Students Engage in New Immersive Courses

On March 12-23, 2017, Northwest students launched into brand new, intensive, all-day learning experiences known as Summits. The 27 new courses were designed by Northwest faculty to lead students in studies rooted in the school's values, history, and mission. The immersive format allowed students to engage in longer labs, take field trips around the state and across the country, and participate in action-oriented and meaningful learning.

"I've really enjoyed how the longer block time allowed us to really lean into the topic," says Zoe T. '19, who took the Summit called Food Justice: Unearthing Connections Between Land Use History, Race, Class, and Environmental Science. "I've learned so much about how social justice intersects with food justice and environmental justice. Summits provided the time for us to dive deeper into subjects that we are really interested in."

During the two-week program, students partook in a wide-range of special opportunities. One Summit studying the Duwamish River had the chance to float down much of river, witnessing first-hand the effects of pollution and the conservation efforts that have taken place. Other students tracked the Civil Rights Movement, traveling to key sites in the South, meeting activists, historians, and current participants of the movement.
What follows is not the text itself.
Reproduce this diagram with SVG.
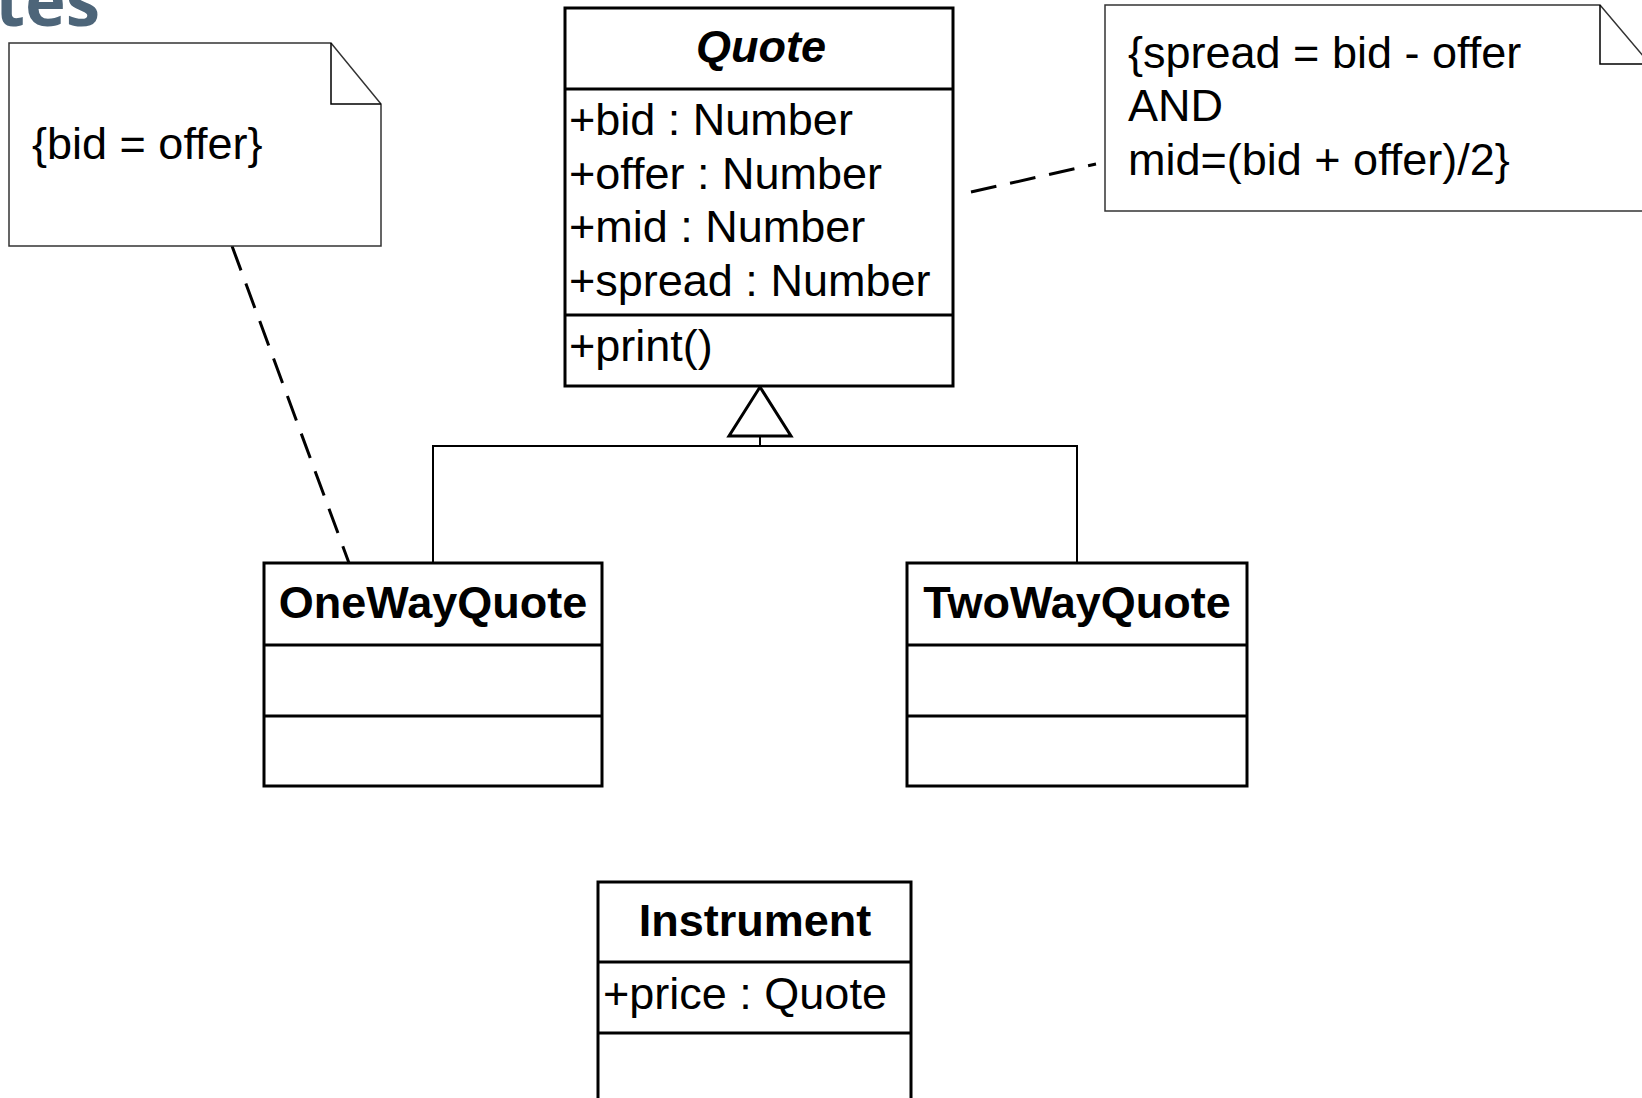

Students taking The Nuclear Age Summit measured alpha, beta, and gamma radiations with Geiger counters, and explored the historical context of nuclear power, the Manhattan Project, and took an overnight field trip to the Hanford Nuclear Reservation. Students spent two weeks learning about the homelessness crisis in Seattle, and participated in building a tiny house for a new tiny house community in Ballard.

"The interdisciplinary experiences allowed all of us, students, teachers, and support faculty, to learn together in new ways," says Assistant Head of School Tuney Kannapell. "Faculty worked hard to create this new program, offering a new avenue for mission-driving learning, and students were flexible, supportive, and enthusiastic in making Summits a success."